_EXERCISE AIM_. Leave out the pictures and restate the rest of the data exactly.

_INFORMATION SUPPLIED_.
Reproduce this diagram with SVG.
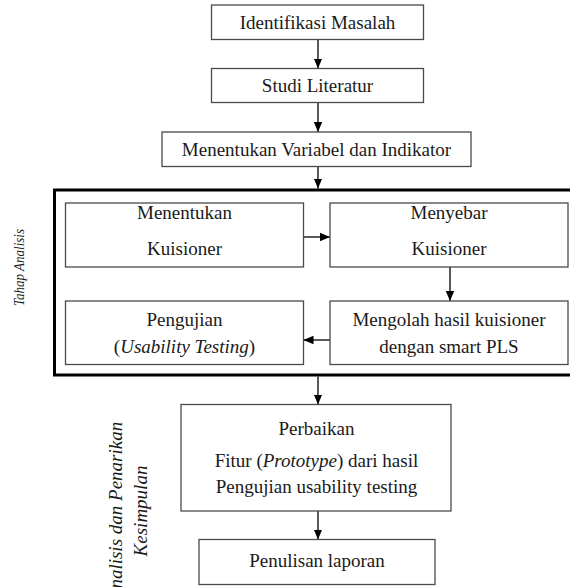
<svg xmlns="http://www.w3.org/2000/svg" width="570" height="587" viewBox="0 0 570 587" font-family="'Liberation Serif', Tinos, 'Times New Roman', 'Nimbus Roman', 'DejaVu Serif', serif">
<style>
.box{fill:#fff;stroke:#4a4a4a;stroke-width:1.3}
.big{fill:none;stroke:#000;stroke-width:3}
.t{font-size:19px;fill:#1a1a1a;text-anchor:middle}
.it{font-style:italic}
.sm{font-size:15px}
.c{stroke:#000;stroke-width:1.3;fill:none;marker-end:url(#ah)}
</style>
<defs>
<marker id="ah" markerUnits="userSpaceOnUse" markerWidth="10" markerHeight="10" viewBox="0 0 10 10" refX="10" refY="5" orient="auto">
<path d="M0,0.8 L10,5 L0,9.2 Z" fill="#000"/>
</marker>
</defs>
<rect width="570" height="587" fill="#fff"/>
<g id="tahap-analisis">
<rect class="big" x="54.5" y="190" width="520" height="185"/>
<text class="t it sm" transform="translate(23.5,267.5) rotate(-90)" textLength="77" lengthAdjust="spacingAndGlyphs">Tahap Analisis</text>
</g>
<g id="label-kesimpulan">
<text class="t it" transform="translate(121.5,511) rotate(-90)">Analisis dan Penarikan</text>
<text class="t it" transform="translate(147,511) rotate(-90)">Kesimpulan</text>
</g>
<g id="connectors">
<line class="c" x1="318" y1="39.5" x2="318" y2="68.5"/>
<line class="c" x1="318" y1="102.5" x2="318" y2="132"/>
<line class="c" x1="318" y1="166.5" x2="318" y2="188.5"/>
<line class="c" x1="303.5" y1="237" x2="330" y2="237"/>
<line class="c" x1="450" y1="267" x2="450" y2="301"/>
<line class="c" x1="330" y1="340" x2="303.5" y2="340"/>
<line class="c" x1="318" y1="376.5" x2="318" y2="404.5"/>
<line class="c" x1="318" y1="511" x2="318" y2="539.5"/>
</g>
<g id="identifikasi-masalah">
<rect class="box" x="211.5" y="5" width="212" height="34.5"/>
<text class="t" x="317.5" y="28.5">Identifikasi Masalah</text>
</g>
<g id="studi-literatur">
<rect class="box" x="211.5" y="68.5" width="212" height="34"/>
<text class="t" x="317.5" y="92">Studi Literatur</text>
</g>
<g id="menentukan-variabel">
<rect class="box" x="162" y="132" width="309" height="34.5"/>
<text class="t" x="316.5" y="155.5">Menentukan Variabel dan Indikator</text>
</g>
<g id="menentukan-kuisioner">
<rect class="box" x="65.5" y="203" width="238" height="64"/>
<text class="t" x="184.5" y="218.5">Menentukan</text>
<text class="t" x="184.5" y="255">Kuisioner</text>
</g>
<g id="menyebar-kuisioner">
<rect class="box" x="330" y="203" width="238" height="64"/>
<text class="t" x="449" y="218.5">Menyebar</text>
<text class="t" x="449" y="255">Kuisioner</text>
</g>
<g id="pengujian">
<rect class="box" x="65.5" y="301" width="238" height="63.5"/>
<text class="t" x="184.5" y="325.5">Pengujian</text>
<text class="t" x="184.5" y="352.5">(<tspan class="it">Usability Testing</tspan>)</text>
</g>
<g id="mengolah">
<rect class="box" x="330" y="301" width="238" height="63.5"/>
<text class="t" x="449" y="325.5">Mengolah hasil kuisioner</text>
<text class="t" x="449" y="352.5">dengan smart PLS</text>
</g>
<g id="perbaikan">
<rect class="box" x="181" y="404.5" width="270" height="106.5"/>
<text class="t" x="316.5" y="435">Perbaikan</text>
<text class="t" x="316.5" y="466.5">Fitur (<tspan class="it">Prototype</tspan>) dari hasil</text>
<text class="t" x="316.5" y="493">Pengujian usability testing</text>
</g>
<g id="penulisan-laporan">
<rect class="box" x="199" y="539.5" width="236" height="45"/>
<text class="t" x="317" y="567">Penulisan laporan</text>
</g>
</svg>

_FULL SOLUTION_.
Reproduce this diagram with SVG.
<svg xmlns="http://www.w3.org/2000/svg" width="570" height="587" viewBox="0 0 570 587" font-family="'Liberation Serif', Tinos, 'Times New Roman', 'Nimbus Roman', 'DejaVu Serif', serif">
<style>
.box{fill:#fff;stroke:#4a4a4a;stroke-width:1.3}
.big{fill:none;stroke:#000;stroke-width:3}
.t{font-size:19px;fill:#1a1a1a;text-anchor:middle}
.it{font-style:italic}
.sm{font-size:15px}
.c{stroke:#000;stroke-width:1.3;fill:none;marker-end:url(#ah)}
</style>
<defs>
<marker id="ah" markerUnits="userSpaceOnUse" markerWidth="10" markerHeight="10" viewBox="0 0 10 10" refX="10" refY="5" orient="auto">
<path d="M0,0.8 L10,5 L0,9.2 Z" fill="#000"/>
</marker>
</defs>
<rect width="570" height="587" fill="#fff"/>
<g id="tahap-analisis">
<rect class="big" x="54.5" y="190" width="520" height="185"/>
<text class="t it sm" transform="translate(23.5,267.5) rotate(-90)" textLength="77" lengthAdjust="spacingAndGlyphs">Tahap Analisis</text>
</g>
<g id="label-kesimpulan">
<text class="t it" transform="translate(121.5,511) rotate(-90)">Analisis dan Penarikan</text>
<text class="t it" transform="translate(147,511) rotate(-90)">Kesimpulan</text>
</g>
<g id="connectors">
<line class="c" x1="318" y1="39.5" x2="318" y2="68.5"/>
<line class="c" x1="318" y1="102.5" x2="318" y2="132"/>
<line class="c" x1="318" y1="166.5" x2="318" y2="188.5"/>
<line class="c" x1="303.5" y1="237" x2="330" y2="237"/>
<line class="c" x1="450" y1="267" x2="450" y2="301"/>
<line class="c" x1="330" y1="340" x2="303.5" y2="340"/>
<line class="c" x1="318" y1="376.5" x2="318" y2="404.5"/>
<line class="c" x1="318" y1="511" x2="318" y2="539.5"/>
</g>
<g id="identifikasi-masalah">
<rect class="box" x="211.5" y="5" width="212" height="34.5"/>
<text class="t" x="317.5" y="28.5">Identifikasi Masalah</text>
</g>
<g id="studi-literatur">
<rect class="box" x="211.5" y="68.5" width="212" height="34"/>
<text class="t" x="317.5" y="92">Studi Literatur</text>
</g>
<g id="menentukan-variabel">
<rect class="box" x="162" y="132" width="309" height="34.5"/>
<text class="t" x="316.5" y="155.5">Menentukan Variabel dan Indikator</text>
</g>
<g id="menentukan-kuisioner">
<rect class="box" x="65.5" y="203" width="238" height="64"/>
<text class="t" x="184.5" y="218.5">Menentukan</text>
<text class="t" x="184.5" y="255">Kuisioner</text>
</g>
<g id="menyebar-kuisioner">
<rect class="box" x="330" y="203" width="238" height="64"/>
<text class="t" x="449" y="218.5">Menyebar</text>
<text class="t" x="449" y="255">Kuisioner</text>
</g>
<g id="pengujian">
<rect class="box" x="65.5" y="301" width="238" height="63.5"/>
<text class="t" x="184.5" y="325.5">Pengujian</text>
<text class="t" x="184.5" y="352.5">(<tspan class="it">Usability Testing</tspan>)</text>
</g>
<g id="mengolah">
<rect class="box" x="330" y="301" width="238" height="63.5"/>
<text class="t" x="449" y="325.5">Mengolah hasil kuisioner</text>
<text class="t" x="449" y="352.5">dengan smart PLS</text>
</g>
<g id="perbaikan">
<rect class="box" x="181" y="404.5" width="270" height="106.5"/>
<text class="t" x="316.5" y="435">Perbaikan</text>
<text class="t" x="316.5" y="466.5">Fitur (<tspan class="it">Prototype</tspan>) dari hasil</text>
<text class="t" x="316.5" y="493">Pengujian usability testing</text>
</g>
<g id="penulisan-laporan">
<rect class="box" x="199" y="539.5" width="236" height="45"/>
<text class="t" x="317" y="567">Penulisan laporan</text>
</g>
</svg>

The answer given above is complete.